We study parallel fault-tolerant quantum computing for families of homological quantum low-density parity-check (LDPC) codes defined on 3-manifolds with constant or almost-constant encoding rate. We derive generic formula for a transversal $T$ gate of color codes on general 3-manifolds, which acts as collective non-Clifford logical CCZ gates on any triplet of logical qubits with their logical-$X$ membranes having a $\mathbb{Z}_2$ triple intersection at a single point. The triple intersection number is a topological invariant, which also arises in the path integral of the emergent higher symmetry operator in a topological quantum field theory: the $\mathbb{Z}_2^3$ gauge theory. Moreover, the transversal $S$ gate of the color code corresponds to a higher-form symmetry supported on a codimension-1 submanifold, giving rise to exponentially many addressable and parallelizable logical CZ gates. We have developed a generic formalism to compute the triple intersection invariants for 3-manifolds and also study the scaling of the Betti number and systoles with volume for various 3-manifolds, which translates to the encoding rate and distance. We further develop three types of LDPC codes supporting such logical gates: (1) A quasi-hyperbolic code from the product of 2D hyperbolic surface and a circle, with almost-constant rate $k/n=O(1/\log(n))$ and $O(\log(n))$ distance; (2) A homological fibre bundle code with $O(1/\log^{\frac{1}{2}}(n))$ rate and $O(\log^{\frac{1}{2}}(n))$ distance; (3) A specific family of 3D hyperbolic codes: the Torelli mapping torus code, constructed from mapping tori of a pseudo-Anosov element in the Torelli subgroup, which has constant rate while the distance scaling is currently unknown.

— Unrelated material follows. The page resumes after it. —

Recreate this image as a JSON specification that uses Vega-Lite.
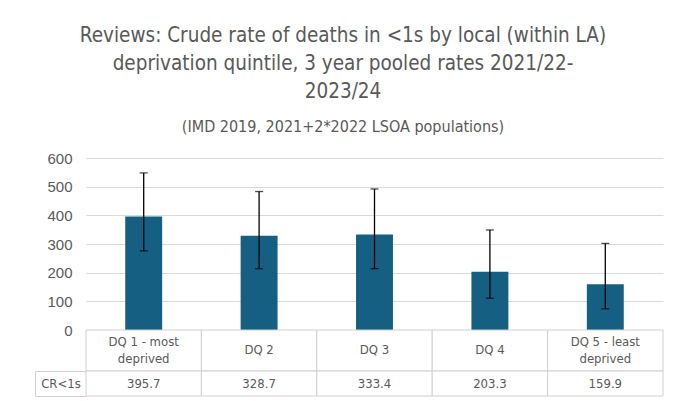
{
  "$schema": "https://vega.github.io/schema/vega-lite/v6.json",
  "padding": {"left": 34, "top": 25, "right": 11, "bottom": 5},
  "background": "white",
  "bounds": "flush",
  "title": {
    "text": ["Reviews: Crude rate of deaths in <1s by local (within LA)", "deprivation quintile, 3 year pooled rates 2021/22-", "2023/24"],
    "subtitle": "(IMD 2019, 2021+2*2022 LSOA populations)",
    "anchor": "middle",
    "dx": -6,
    "font": "Liberation Sans Narrow, DejaVu Sans Condensed, sans-serif",
    "fontSize": 20.5,
    "fontWeight": "normal",
    "color": "#595959",
    "lineHeight": 28,
    "subtitleFont": "Liberation Sans Narrow, DejaVu Sans Condensed, sans-serif",
    "subtitleFontSize": 16,
    "subtitleColor": "#595959",
    "subtitlePadding": 17,
    "offset": 16
  },
  "config": {
    "axisY": {
      "labelOverlap": false,
      "labelFont": "Liberation Sans, Arial, sans-serif", "labelFontSize": 15, "labelColor": "#595959"
    }
  },
  "data": {
    "values": [
      {"cat": "DQ 1 - most deprived", "label": ["DQ 1 - most", "deprived"], "rate": 395.7, "lo": 276, "hi": 548},
      {"cat": "DQ 2", "label": "DQ 2", "rate": 328.7, "lo": 214, "hi": 483},
      {"cat": "DQ 3", "label": "DQ 3", "rate": 333.4, "lo": 214, "hi": 492},
      {"cat": "DQ 4", "label": "DQ 4", "rate": 203.3, "lo": 111, "hi": 349},
      {"cat": "DQ 5 - least deprived", "label": ["DQ 5 - least", "deprived"], "rate": 159.9, "lo": 74, "hi": 302}
    ]
  },
  "spacing": 0,
  "vconcat": [
    {
      "width": 577,
      "height": 172,
      "view": {"stroke": null},
      "layer": [
        {
          "mark": {"type": "bar", "color": "#156082", "width": {"band": 0.32}},
          "encoding": {
            "x": {"field": "cat", "type": "nominal", "sort": null, "axis": null, "scale": {"paddingInner": 0, "paddingOuter": 0}},
            "y": {
              "field": "rate", "type": "quantitative",
              "scale": {"domain": [0, 600], "nice": false},
              "axis": {"title": null, "values": [0, 100, 200, 300, 400, 500, 600], "domain": false, "ticks": false, "labelPadding": 14, "grid": true, "gridColor": "#d9d9d9"}
            }
          }
        },
        {
          "mark": {"type": "rule", "color": "black", "strokeWidth": 1.3},
          "encoding": {
            "x": {"field": "cat", "type": "nominal", "sort": null, "axis": null},
            "y": {"field": "lo", "type": "quantitative", "axis": {"title": null, "values": [0, 100, 200, 300, 400, 500, 600], "domain": false, "ticks": false, "labelPadding": 14, "grid": true, "gridColor": "#d9d9d9"}},
            "y2": {"field": "hi"}
          }
        },
        {
          "mark": {"type": "tick", "color": "black", "thickness": 1.3, "size": 8, "orient": "horizontal"},
          "encoding": {
            "x": {"field": "cat", "type": "nominal", "sort": null, "axis": null},
            "y": {"field": "lo", "type": "quantitative", "axis": {"title": null, "values": [0, 100, 200, 300, 400, 500, 600], "domain": false, "ticks": false, "labelPadding": 14, "grid": true, "gridColor": "#d9d9d9"}}
          }
        },
        {
          "mark": {"type": "tick", "color": "black", "thickness": 1.3, "size": 8, "orient": "horizontal"},
          "encoding": {
            "x": {"field": "cat", "type": "nominal", "sort": null, "axis": null},
            "y": {"field": "hi", "type": "quantitative", "axis": {"title": null, "values": [0, 100, 200, 300, 400, 500, 600], "domain": false, "ticks": false, "labelPadding": 14, "grid": true, "gridColor": "#d9d9d9"}}
          }
        }
      ]
    },
    {
      "width": 577,
      "height": 41,
      "view": {"stroke": null},
      "layer": [
        {
          "mark": {"type": "rect", "fill": "white", "stroke": "#d0d0d0", "strokeWidth": 1},
          "encoding": {
            "x": {"field": "cat", "type": "nominal", "sort": null, "axis": null, "scale": {"paddingInner": 0, "paddingOuter": 0}}
          }
        },
        {
          "mark": {"type": "text", "lineHeight": 17, "font": "Liberation Sans Narrow, DejaVu Sans Condensed, sans-serif", "fontSize": 13, "color": "#595959", "baseline": "middle", "dy": {"expr": "isArray(datum.label) ? -9 : -1"}},
          "encoding": {
            "x": {"field": "cat", "type": "nominal", "sort": null, "axis": null},
            "text": {"field": "label"}
          }
        }
      ]
    },
    {
      "width": 577,
      "height": 25,
      "view": {"stroke": null},
      "layer": [
        {
          "mark": {"type": "rect", "fill": "white", "stroke": "#d0d0d0", "strokeWidth": 1},
          "encoding": {
            "x": {"field": "cat", "type": "nominal", "sort": null, "axis": null, "scale": {"paddingInner": 0, "paddingOuter": 0}},
            "y": {
              "datum": "CR<1s", "type": "nominal",
              "scale": {"paddingInner": 0, "paddingOuter": 0},
              "axis": {
                "title": null, "orient": "left", "offset": 51,
                "domain": true, "domainColor": "#d0d0d0",
                "ticks": true, "tickBand": "extent", "tickSize": -51, "tickColor": "#d0d0d0",
                "labelAlign": "center", "labelBaseline": "middle", "labelPadding": 25.5,
                "labelFont": "Liberation Sans Narrow, DejaVu Sans Condensed, sans-serif", "labelFontSize": 13, "labelColor": "#595959"
              }
            }
          }
        },
        {
          "mark": {"type": "text", "font": "Liberation Sans Narrow, DejaVu Sans Condensed, sans-serif", "fontSize": 13, "color": "#595959", "baseline": "middle"},
          "encoding": {
            "x": {"field": "cat", "type": "nominal", "sort": null, "axis": null},
            "y": {"datum": "CR<1s", "type": "nominal"},
            "text": {"field": "rate", "type": "quantitative", "format": ".1f"}
          }
        }
      ]
    }
  ]
}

We then show a generic constant-overhead scheme for applying a parallelizable universal gate set with the aid of logical-$X$ measurements.

翻译：我们研究了定义在三维流形上的同调量子低密度奇偶校验（LDPC）码族的并行容错量子计算架构，这些码具有常速率或近常速率编码特性。针对一般三维流形上的颜色码，我们推导了横向$T$门的通用公式，该门作用于任意逻辑量子比特三元组，表现为集体非克利福德逻辑CCZ门，其逻辑-$X$膜在单点处具有$\mathbb{Z}_2$三重相交。该三重相交数是一个拓扑不变量，在拓扑量子场论（即$\mathbb{Z}_2^3$规范理论）中，也会作为涌现高阶对称性算符路径积分的一部分出现。此外，颜色码的横向$S$门对应于余维数为1的子流形上的高阶形式对称性，可产生指数级可寻址且可并行化的逻辑CZ门。我们建立了计算三维流形三重相交不变量的通用形式体系，并研究了不同三维流形中贝蒂数和极小周长随体积的标度关系——这些量直接对应编码速率与距离。进一步地，我们构造了支持此类逻辑门的三类LDPC码：（1）由二维双曲曲面与圆环乘积构成的准双曲码，具有近常速率$k/n=O(1/\log(n))$和$O(\log(n))$距离；（2）同调纤维丛码，具有$O(1/\log^{\frac{1}{2}}(n))$速率和$O(\log^{\frac{1}{2}}(n))$距离；（3）特定家族的三维双曲码：托雷利映射环面码，通过托雷利子群中伪阿诺索夫元的映射环面构造，具有常速率但距离标度关系尚不明确。最终，我们展示了一种利用逻辑-$X$测量的通用恒定开销方案，可实现可并行化的通用量子门集合。